I mean to say that those definitions are arbitrary. I'm not sure if they need to be updated, though.
Can we do a gradient transition instead of the solid blocks of colour?
I think that the yellow zone should start where the slope of the graph increases drastically. I am not sure of the best way to find that point. But, on doing a crude analysis with Excel, I think that DR = 0.96 should be the transition point.
Can we do a gradient transition instead of the solid blocks of colour?
Oh god, that would be a nightmare.
I think that DR = 0.96 should be the transition point.
Let's just say it starts at min. workload x1.5.
You know, I think most people probably don't get these colours. I am aware that I am a sample of one, but I really had no idea what these were signifying, particularly the yellow colour that is shoehorned between other colours. It's a bit hard to make head and tails of that.
Red is "whatever you are doing, please stop" Yellow is "ok, but you can get a better workload/retention ratio if you change desired retention a little" Green is "nice"
Green/yellow doesn't seem too different. If you don't like gradient, you can use same colours of different shades to signify that.
Meh, I think the latest iteration looks fine.
You're smart, I'm not /s
Edit: can you at least try? they might just look better. three completely different colours is confusing. I had to look into this real close when updating the manual, to actually understand it.
I'd rather we discuss whether changing the output range of CMRR is a good idea instead of discussing the color of the bike shed workload-retention graph.
But maybe we should add this, too?
@user1823
Why is this graph different? It starts slanting from a different point.
Read what the Y axis says, and what the text above the black horizontal lines says 😉
😮 cool. CMRR value seems much higher than expected.
It's cool, indeed. But I'm somewhat worried that users will be confused by two different graphs.
That? Majority of people will be confused from workload:retention being in x-axis. Having two variables together like this complicates it (I remember I used to find them so hard).

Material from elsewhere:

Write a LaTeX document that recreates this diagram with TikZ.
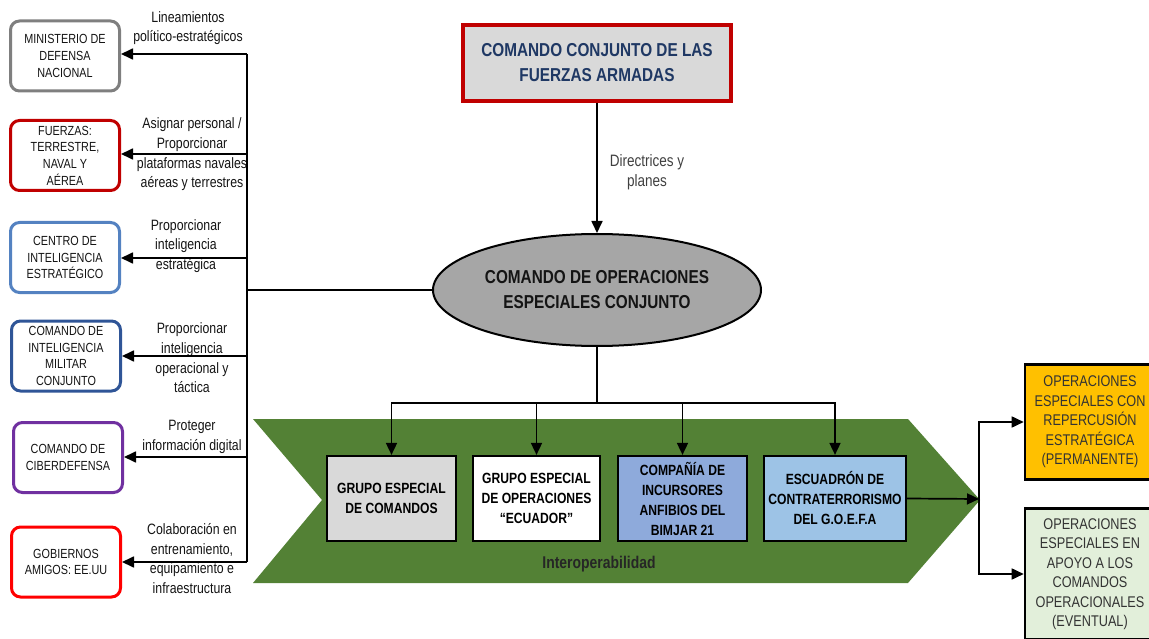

@L-M-Sherlock the graphs here also look like they need to be updated: https://github.com/open-spaced-repetition/fsrs4anki/wiki/The-Optimal-Retention
But maybe we should add this, too?
It's unnecessary to divide the workload by retention because the code has taken it into account.
Wait, I'm confused. So the original graph in this comment doesn't show workload, but rather workload divided by knowledge? Then it's not the same at all! For the guide, we need a graph with just the workload. So we almost used the wrong graph.
Because I use the same function used by CMRR.
def workload_graph(default_params):
R = [x / 100 for x in range(70, 100)]
cost_per_memorization = [sample(r=r, **default_params) for r in R]
...
def sample(
r,
w,
deck_size=10000,
learn_span=365,
max_cost_perday=1800,
learn_limit_perday=math.inf,
review_limit_perday=math.inf,
max_ivl=36500,
learn_costs=DEFAULT_LEARN_COSTS,
review_costs=DEFAULT_REVIEW_COSTS,
first_rating_prob=DEFAULT_FIRST_RATING_PROB,
review_rating_prob=DEFAULT_REVIEW_RATING_PROB,
first_rating_offset=DEFAULT_FIRST_RATING_OFFSETS,
first_session_len=DEFAULT_FIRST_SESSION_LENS,
forget_rating_offset=DEFAULT_FORGET_RATING_OFFSET,
forget_session_len=DEFAULT_FORGET_SESSION_LEN,
loss_aversion=2.5,
):
memorization = []
if learn_span < 100:
SAMPLE_SIZE = 16
elif learn_span < 365:
SAMPLE_SIZE = 8
else:
SAMPLE_SIZE = 4
for i in range(SAMPLE_SIZE):
_, _, _, memorized_cnt_per_day, cost_per_day = simulate(
w,
r,
deck_size,
learn_span,
max_cost_perday,
learn_limit_perday,
review_limit_perday,
max_ivl,
learn_costs,
review_costs,
first_rating_prob,
review_rating_prob,
first_rating_offset,
first_session_len,
forget_rating_offset,
forget_session_len,
loss_aversion,
seed=42 + i,
)
memorization.append(cost_per_day.sum() / memorized_cnt_per_day[-1])
return np.mean(memorization)
Is cost_per_day just time, or time/knowledge? That's important.
cost_per_day
is just time.
So this graph is just workload, right? I really wanna make sure we're not making the wrong graph. The graph in the guide should have workload, NOT workload divided by retention. I mean, we could add both, but the original one was workload, not workload/knowledge (or retention). So @L-M-Sherlock, are you really sure that the data you gave me here is workload, and not workload/knowledge (or workload/retention)?
So this graph is just workload, right?
Nope. All of previous graph generated by the optimizer is cost/memorization. If you need the workload graph, I will refactor the function.
We will need it for https://github.com/ankitects/anki-manual/pull/263
On a different note, can we explain people the significance of the current graph in simple words?
If you need the workload graph, I will refactor the function.
Yes, we need workload graph for the tutorial.
Also, if the current graph plots cost/memorization, its labels (y axis and the dashed horizontal lines) should be corrected.
@L-M-Sherlock Yep, we need just workload
Add this right before plt.show():
plt.tight_layout(h_pad=0, w_pad=0)
To remove all the unnecessary white space around the graph. Or just send me the data, I'll also make it look smoother (and make sure R goes in increments <1%, like 0.1% or 0.2%)
This graph was generated before FSRS-5, when same-day reviews weren't accounted for. I believe that it needs to be re-made, since same-day reviews likely increase the workload and therefore affect the graph.